A voir à Neuchâtel et à La Chaux-de-Fonds |
Après «Prendre femme» (2005), où elle se disputait avec son mari Elisha (Simon Abkarian) et rêvait de tout plaquer, puis «Les Sept Jours» (2007), où elle se retrouvait face à ses frères et sœurs lors d’un deuil familial, Ronit Elkabetz interprète Viviane Amsalem dans un troisième film co-réalisé avec son frère Shlomi. Toujours en quête d’émancipation, elle est cette fois déterminée à se séparer de son mari et à regagner sa liberté. Hélas, en Israël, les divorces sont l’affaire des rabbins et ceux-ci rechignent à mettre fin à un mariage juif.
«Gett, le procès de Viviane Amsalem» oppose donc les deux parties et leurs avocats. De convocations devant le tribunal rabbinique en renvois d’audience, les personnages s’efforcent d’exposer, tantôt en hébreu, tantôt en français, les raisons qui motivent cette séparation et son refus. Car c’est bien là le problème: le mari refuse à chaque fois d’accepter le divorce («gett») et les juges suivent sa très pieuse volonté.
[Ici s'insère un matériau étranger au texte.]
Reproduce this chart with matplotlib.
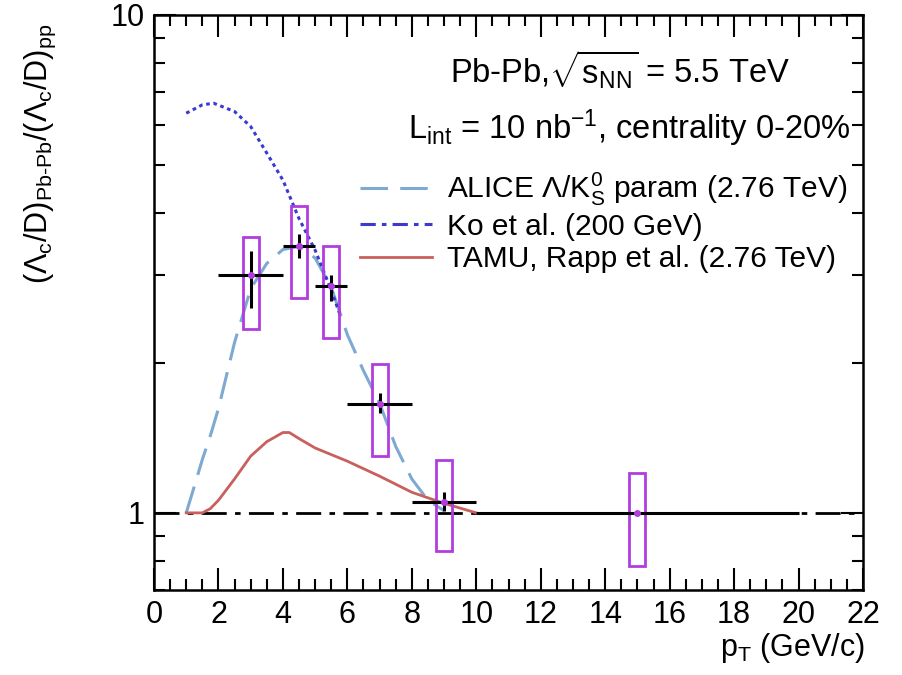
import numpy as np
import matplotlib
matplotlib.use("Agg")
import matplotlib.pyplot as plt
from matplotlib.lines import Line2D
from matplotlib.ticker import FixedLocator, MultipleLocator, NullFormatter, FixedFormatter

plt.rcParams['font.family'] = ['Liberation Sans', 'DejaVu Sans']
plt.rcParams['mathtext.fontset'] = 'custom'
plt.rcParams['mathtext.rm'] = 'Liberation Sans'
plt.rcParams['mathtext.it'] = 'Liberation Sans'
plt.rcParams['mathtext.default'] = 'regular'

# projected Lambda_c/D double ratio, 0-20% Pb-Pb
pt = [3.0, 4.5, 5.5, 7.0, 9.0, 15.0]
pt_halfwidth = [1.0, 0.5, 0.5, 1.0, 1.0, 5.0]
ratio = [3.0, 3.44, 2.85, 1.655, 1.05, 1.0]
stat_lo = [2.58, 3.25, 2.67, 1.59, 1.01, 1.0]
stat_hi = [3.36, 3.63, 3.01, 1.74, 1.10, 1.0]
syst_lo = [2.34, 2.70, 2.24, 1.30, 0.84, 0.783]
syst_hi = [3.59, 4.14, 3.44, 1.99, 1.28, 1.20]

# model curves
alice_pt = [1.0, 1.25, 1.5, 1.75, 2.0, 2.5, 3.0, 3.5, 4.0, 4.5, 5.0, 5.5, 6.0, 6.5, 7.0, 7.5, 8.0, 8.5, 9.0]
alice_r = [1.0, 1.13, 1.28, 1.43, 1.62, 2.2, 2.82, 3.17, 3.38, 3.43, 3.25, 2.84, 2.28, 1.93, 1.66, 1.36, 1.17, 1.06, 1.01]

ko_pt = [1.0, 1.5, 1.85, 2.5, 3.0, 3.5, 4.0, 4.5, 5.0, 5.5, 5.8]
ko_r = [6.35, 6.6, 6.65, 6.4, 5.97, 5.28, 4.66, 3.9, 3.37, 2.80, 2.47]

tamu_pt = [1.0, 1.5, 1.75, 2.0, 2.5, 3.0, 3.5, 4.0, 4.2, 4.5, 5.0, 6.0, 7.0, 8.0, 9.0, 10.0]
tamu_r = [1.0, 1.0, 1.02, 1.06, 1.17, 1.30, 1.39, 1.45, 1.45, 1.41, 1.35, 1.27, 1.185, 1.10, 1.045, 1.0]

unity_pt = [0.0, 22.0]
unity_r = [1.0, 1.0]

c_alice = '#7ea9d2'
c_ko = '#3a3ad0'
c_tamu = '#c8605e'
c_box = '#b13ce0'

fs = 22

fig = plt.figure(figsize=(9.02, 6.75), dpi=100)
ax = fig.add_axes([154/902, 1-590/675, (863-154)/902, (590-15)/675])

ax.plot(unity_pt, unity_r, color='black', lw=2, dashes=(9, 3, 2, 3), zorder=2)
ax.plot(alice_pt, alice_r, color=c_alice, lw=2.2, dashes=(9, 4), zorder=3)
ax.plot(ko_pt, ko_r, color=c_ko, lw=2.2, dashes=(1.2, 1.2), zorder=3)
ax.plot(tamu_pt, tamu_r, color=c_tamu, lw=2, zorder=3)

syst_lo_a = np.array(syst_lo)
syst_hi_a = np.array(syst_hi)
ax.bar(pt, syst_hi_a - syst_lo_a, bottom=syst_lo_a, width=0.5, fill=False,
       edgecolor=c_box, linewidth=2, zorder=4)

r = np.array(ratio)
ax.errorbar(pt, r, xerr=pt_halfwidth, yerr=[r - np.array(stat_lo), np.array(stat_hi) - r],
            fmt='o', ms=4, mfc=c_box, mec=c_box, ecolor='black', elinewidth=2.2,
            capsize=0, zorder=5)

ax.set_yscale('log')
ax.set_xlim(0, 22)
ax.set_ylim(0.7, 10)

ax.xaxis.set_major_locator(MultipleLocator(2))
ax.xaxis.set_minor_locator(MultipleLocator(0.5))
ax.yaxis.set_major_locator(FixedLocator([1, 10]))
ax.yaxis.set_major_formatter(FixedFormatter(['1', '10']))
ax.yaxis.set_minor_locator(FixedLocator([0.7, 0.8, 0.9, 2, 3, 4, 5, 6, 7, 8, 9]))
ax.yaxis.set_minor_formatter(NullFormatter())
ax.tick_params(which='both', direction='in', top=True, right=True, width=1.5, labelsize=fs)
ax.tick_params(which='major', length=16, pad=7)
ax.tick_params(which='minor', length=8)
for s in ax.spines.values():
    s.set_linewidth(1.8)

fig.text(865/902, 1-648/675, r'p$_T$ (GeV/c)', ha='right', va='center', fontsize=fs)
fig.text(40/902, 1-24/675, r'($\Lambda_c$/D)$_{Pb\text{-}Pb}$/($\Lambda_c$/D)$_{pp}$',
         rotation=90, ha='center', va='top', fontsize=fs)

fig.text(790/902, 1-70/675, r'Pb-Pb,$\sqrt{s_{NN}}$ = 5.5 TeV', ha='right', va='center', fontsize=23.5)
fig.text(850/902, 1-128/675, r'L$_{int}$ = 10 nb$^{-1}$, centrality 0-20%',
         ha='right', va='center', fontsize=23.5)

handles = [
    Line2D([], [], color=c_alice, lw=2.2, dashes=(9, 4)),
    Line2D([], [], color=c_ko, lw=2.2, dashes=(5, 2, 1.5, 2)),
    Line2D([], [], color=c_tamu, lw=2),
]
labels = [r'ALICE $\Lambda$/K$^0_S$ param (2.76 TeV)', 'Ko et al. (200 GeV)',
          'TAMU, Rapp et al. (2.76 TeV)']
fig.legend(handles, labels, loc='upper left', bbox_to_anchor=(360/902, 1-171/675),
           frameon=False, fontsize=21.5, handlelength=2.4, handletextpad=0.5,
           labelspacing=0.15, borderpad=0, borderaxespad=0)

fig.savefig('out.png', dpi=100)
Au fil des audiences qui se succèdent sans résultat, la caméra des Elkabetz enferme littéralement les protagonistes, et avec eux le spectateur, dans une pièce froide et impersonnelle, tout en opérant par coupes et multiplication des points de vue de manière à obtenir un montage vif et percutant. Se servant à merveille de cette esthétique de l’enfermement, les cinéastes désamorcent le tragique à mesure que les situations deviennent absurdes, voire drôles, ce qui offre quelques bouffées d’air bienvenues au film.
Mais leur plus grande réussite est de brosser le portrait du mari à rebours des caricatures. Non, il ne bat ni ne maltraite son épouse. En quelques gestes et mimiques, on comprend qu’il n’est qu’un monstre d’arrogance et de fierté mal placée, ce qui rend le combat de Viviane d’autant plus exemplaire. Dès lors, le film gagne en puissance et dépasse son cadre. A travers l’analyse du couple, les Elkabetz font celle d’une société machiste étouffée par des croyances et des lois archaïques. Il faut voir alors Ronit Elkabetz affronter les rabbins épouvantés par sa chevelure noire et sa beauté!